Recently I was standing in line at the local pharmacy to pick
up a prescription. A couple of elderly women were in line in front of me. One
was younger than the other so I assumed it was a mother and daughter. The
daughter was helping her mother get around. The prescription was for the older
woman, and the pharmacy tech asked her to sign the screen. She held up her hand
and it had a cast on it, and she said she was right handed. The tech said it
didn’t matter what the signature looked like, he just needed to sign for it.
“But it won’t look like my real signature,” the woman said. “It doesn’t
matter,” the tech said. “You could have her sign for it if you want.” The woman
said she would try. She commented that it didn’t look like her signature.
The tech, who was young enough to be at least her grandson
if not her great grandson, may not have understood what underlay the woman’s
concern. She grew up in a world in which a signature meant something. When you
signed a document you made sure it was an accurate representation of your
signature. The more important the document, the more care you took with your
signature. You might even pause for a second or two and soak in the
significance of your signature. I often do when I am signing a marriage license after I have officiated at a wedding. My signature certifies that the two people were legally married by me. The legal implications of my signature on that license are tremendous.
Now, it doesn’t matter if your electronic signature
resembles anything other than the scrawl of a two year old trying out a crayon
for the first time before eating it. In this vignette I was reminded of the
vast difference between the two worlds of these two people. One just wanted her
to sign the screen so she could take the medication. The other was concerned
about the accuracy of her signature.
It may seem a small thing, and in and of itself it is, but
the difference is striking. This highlights the overlap we still have of people
who lived and worked before the digital age, and those who grew up with it and
take it for granted, and at times get impatient with geezers like me who
sometimes are confused by it.
I think about my parents’ generation, growing up, getting an
education and raising a family all before the current advent of digital
technology. At that time a signature meant something. Both my parents had
beautiful copperplate signatures. My signature, on the other hand, is a train
wreck. I’m a perfect candidate to sign the screen. Nobody can read it on paper
either so why would it matter on screen?I remember moving to another state and applying for a drivers license, and I signed the form. The clerk complained that she couldn't read it. I said it was my signature. She replied that it wasn't my signature unless it was legible. I took the form back, printed my name in large block letters and handed it back to her. She was satisfied.
Signatures are an individual thing. Some signatures are
famous for the documents that they appear on. John Hancock’s signature is still
barely visible on the original Declaration of Independence, which has suffered
abuse after abuse since it was signed 243 years ago, and as a shadow of its
former self now sits enshrined in inert gas at the National Archive. Many of
the signatures have either totally disappeared or have only traces remaining.

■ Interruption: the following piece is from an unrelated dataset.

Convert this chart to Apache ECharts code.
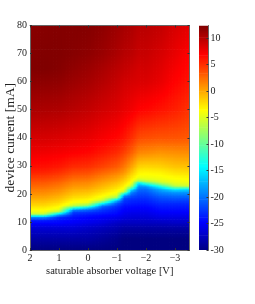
<!DOCTYPE html>
<html><head><meta charset="utf-8">
<style>html,body{margin:0;padding:0;background:#fff}#c{width:255px;height:304px}</style>
<script src="https://cdn.jsdelivr.net/npm/echarts@6/dist/echarts.min.js"></script>
</head><body><div id="c"></div>
<script>
const xTicks=[2,1,0,-1,-2,-3];
const barTicks=[-30,-25,-20,-15,-10,-5,0,5,10];
const currents=[0,4,8,10,11,12,13,14,15,16,17,18,19,20,21,22,23,24,25,26,27,28,30,35,40,50,60,65,70,80];
const voltages=[2,1.5,1,0.5,0,-0.5,-1,-1.25,-1.5,-1.75,-2,-2.5,-3,-3.5];
const vP20=[-30,-28.5,-26.5,-24.5,-23,-18,-6,-4,-3,-2,-1.2,-0.4,0.3,1,1.6,2.2,2.8,3.4,4,4.6,5.2,5.8,6.6,7.8,8.8,10.6,11.8,12.3,12.2,12];
const vP15=[-30,-28.5,-26.5,-24.5,-23,-18,-6,-4,-3,-2,-1.2,-0.5,0.2,0.9,1.5,2.1,2.7,3.3,3.9,4.5,5.1,5.7,6.5,7.7,8.8,10.5,11.8,12.4,12.3,12.1];
const vP10=[-30,-28.5,-26.5,-24.5,-24,-22.5,-16,-6,-4,-3,-2,-1.2,-0.5,0.2,0.9,1.5,2.1,2.7,3.4,4,4.6,5.2,6.2,7.5,8.6,10.4,11.7,12.2,12.3,12.2];
const vP05=[-30,-28.5,-26.5,-25,-24.5,-24,-23,-21.5,-15,-6,-4,-3,-2,-1.2,-0.5,0.2,0.9,1.5,2.2,2.9,3.6,4.2,5.4,7.2,8.3,10,11.2,11.7,12.1,12.2];
const v00=[-30,-28.5,-27,-25.5,-25,-24.5,-23.5,-22,-18,-9,-4.5,-3.4,-2.4,-1.6,-0.8,0,0.7,1.3,2,2.7,3.4,4,5.2,6.9,8,9.6,10.8,11.3,11.8,12.2];
const vN05=[-30,-29,-27.5,-26,-25.5,-25,-24,-23,-22,-19.5,-12,-5.5,-4,-3,-2,-1.2,-0.5,0.2,0.9,1.6,2.3,3,4.4,6.2,7.4,9,10.2,10.7,11.3,11.8];
const vN10=[-30,-29.5,-28,-27,-26,-25.5,-24.5,-24,-23.5,-22.5,-20.5,-16,-7,-4.5,-3.5,-2.6,-1.8,-1,-0.2,0.5,1.2,2,3.4,5.4,6.8,8.5,9.5,10,10.6,11.2];
const vN125=[-30,-30,-28.5,-27.2,-26.6,-26,-25.5,-25,-24.5,-24,-23,-22.5,-21,-16,-6,-4,-3,-2.2,-1.4,-0.6,0.2,1,2.2,4.5,6.2,8,9,9.6,10.1,10.8];
const vN15=[-30,-30,-28.5,-27.2,-26.8,-26.2,-25.8,-25.2,-24.7,-24.2,-23.5,-23,-22,-20.5,-18.5,-13,-6.5,-4,-3.2,-2.5,-1.8,-1,0.4,3.2,5.2,7.6,8.8,9.3,9.9,10.5];
const vN175=[-30,-30,-28.5,-27.2,-26.8,-26.3,-25.8,-25.3,-24.8,-24.3,-23.7,-23.2,-22.5,-21.8,-21,-20,-18.5,-15,-6.5,-4.2,-3.5,-3,-1.6,1.6,4,7,8.6,8.9,9.4,10];
const vN20=[-30,-30,-28.5,-27.2,-26.8,-26.3,-25.8,-25.3,-24.8,-24.3,-23.7,-23.2,-22.5,-21.8,-21,-20,-18,-11,-5.5,-4.2,-3.6,-3.1,-1.8,1.4,3.8,6.8,8.6,9,9.4,10];
const vN25=[-30,-30,-28.5,-27.2,-26.5,-25.8,-25.2,-24.6,-24,-23.5,-22.8,-22,-21.2,-20,-18.8,-17,-12.5,-6.5,-4.5,-3.9,-3.4,-2.9,-1.6,1,3.6,6.3,8,8.4,8.8,9.6];
const vN30=[-30,-30,-28.5,-27,-26.5,-25.8,-25.2,-24.6,-24,-23.5,-22.8,-21.8,-20.8,-19.5,-17.8,-13.5,-6.5,-4.6,-3.9,-3.4,-2.8,-2.2,-1,1.2,3.6,5.8,7,7.5,8,8.8];
const vN35=[-30,-30,-28.5,-27,-26.5,-25.8,-25.2,-24.6,-24,-23.5,-22.8,-22,-20.8,-19.5,-18,-14.5,-5.5,-4.4,-3.7,-3.2,-2.6,-2,-0.9,1.3,3.4,5,6.3,6.7,7.1,8.2];
const columns=[vP20,vP15,vP10,vP05,v00,vN05,vN10,vN125,vN15,vN175,vN20,vN25,vN30,vN35];
const vMin=-30, vMax=12.4;

function jet(v){
  const t=Math.max(0,Math.min(1,(v-vMin)/(vMax-vMin)));
  const ch=c=>Math.round(255*Math.max(0,Math.min(1,1.5-Math.abs(4*t-c))));
  return 'rgb('+ch(3)+','+ch(2)+','+ch(1)+')';
}
const cells=[];
for(let c=0;c<voltages.length-1;c++)for(let r=0;r<currents.length-1;r++)cells.push([voltages[c],currents[r],c,r]);

function renderCell(params,api){
  const c=api.value(2),r=api.value(3);
  const p0=api.coord([voltages[c],currents[r]]),p1=api.coord([voltages[c+1],currents[r+1]]);
  const nx=Math.max(1,Math.ceil((p1[0]-p0[0])/1.5)),ny=Math.max(1,Math.ceil((p0[1]-p1[1])/1.5));
  const a=columns[c][r],b=columns[c+1][r],d=columns[c][r+1],e=columns[c+1][r+1];
  const kids=[];
  for(let i=0;i<nx;i++)for(let j=0;j<ny;j++){
    const u=(i+.5)/nx,w=(j+.5)/ny;
    const val=(a*(1-u)+b*u)*(1-w)+(d*(1-u)+e*u)*w;
    const x=p0[0]+(p1[0]-p0[0])*i/nx,y2=p0[1]+(p1[1]-p0[1])*j/ny,y1=p0[1]+(p1[1]-p0[1])*(j+1)/ny;
    kids.push({type:'rect',shape:{x:x,y:y1,width:(p1[0]-p0[0])/nx+0.7,height:y2-y1+0.7},style:{fill:jet(val)},silent:true});
  }
  return {type:'group',children:kids};
}
function renderBar(params,api){
  const v=api.value(1);
  const p0=api.coord([0,v]),p1=api.coord([1,v+0.2]);
  return {type:'rect',shape:{x:p0[0],y:p1[1],width:p1[0]-p0[0],height:p0[1]-p1[1]+0.7},style:{fill:jet(v+0.1)},silent:true};
}
const barSteps=[];
for(let k=0;k<212;k++)barSteps.push([0,vMin+k*0.2]);

const serif='"Liberation Serif","Times New Roman",serif';
const lineC='#666';
const label={fontFamily:serif,fontSize:10,color:'#222'};
const ax={axisLine:{show:true,onZero:false,lineStyle:{color:lineC,width:1}},axisTick:{show:true,inside:true,length:2,lineStyle:{color:'#333',width:1}},splitLine:{show:false},z:5};
const chart=echarts.init(document.getElementById('c'),null,{renderer:'canvas'});
chart.setOption({
  animation:false,
  backgroundColor:'#fff',
  grid:[{left:30,top:25.5,width:159.5,height:224.5,outerBoundsMode:'none'},{left:199,top:25.5,width:9.5,height:224.5,outerBoundsMode:'none'}],
  xAxis:[
    Object.assign({},ax,{type:'value',gridIndex:0,inverse:true,min:-3.5,max:2,position:'bottom',
      axisTick:Object.assign({},ax.axisTick,{customValues:xTicks}),
      axisLabel:Object.assign({},label,{customValues:xTicks,margin:3,formatter:v=>String(v).replace('-','\u2212')}),
      name:'saturable absorber voltage [V]',nameLocation:'middle',nameGap:16,nameMoveOverlap:false,
      nameTextStyle:{fontFamily:serif,fontSize:10.5,color:'#222'}}),
    Object.assign({},ax,{type:'value',gridIndex:0,inverse:true,min:-3.5,max:2,position:'top',
      axisTick:Object.assign({},ax.axisTick,{customValues:xTicks}),axisLabel:{show:false}}),
    {type:'value',gridIndex:1,min:0,max:1,show:false}
  ],
  yAxis:[
    Object.assign({},ax,{type:'value',gridIndex:0,min:0,max:80,interval:10,position:'left',
      axisLabel:Object.assign({},label,{margin:3}),
      name:'device current [mA]',nameLocation:'middle',nameGap:12.5,nameMoveOverlap:false,
      nameTextStyle:{fontFamily:serif,fontSize:13.5,color:'#222'}}),
    Object.assign({},ax,{type:'value',gridIndex:0,min:0,max:80,interval:10,position:'right',axisLabel:{show:false}}),
    Object.assign({},ax,{type:'value',gridIndex:1,min:vMin,max:vMax,position:'right',
      axisTick:Object.assign({},ax.axisTick,{customValues:barTicks}),
      axisLabel:Object.assign({},label,{customValues:barTicks,margin:2})})
  ],
  series:[
    {type:'custom',coordinateSystem:'cartesian2d',xAxisIndex:0,yAxisIndex:0,data:cells,renderItem:renderCell,clip:true,silent:true,progressive:0,encode:{x:0,y:1}},
    {type:'custom',coordinateSystem:'cartesian2d',xAxisIndex:2,yAxisIndex:2,data:barSteps,renderItem:renderBar,clip:true,silent:true,progressive:0,encode:{x:0,y:1}}
  ]
});
</script></body></html>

We all know that Thomas Jefferson, John Hancock, and Benjamin Franklin (among
others) signed the document so does it matter if their signatures have
disappeared? Does it make the document less valid? It’s a question to ponder.
For many historical figures the reproduction of a signature
is one way to indicate the individual character of a famous person, along with
a photograph or portrait. It’s their own rendering of their own name. What can
be more individual than that? My handwritten version of John Hancock’s name
would not be his signature. His, written with the comment that he wrote it
large enough so that King George III could read it without his spectacles, is
most assuredly his own name.
This is all in the background of the vignette I witnessed
and the window that it is, a window into a world that is vanishing one death at
a time. Are we entering an age when nothing means anything anymore? I wonder.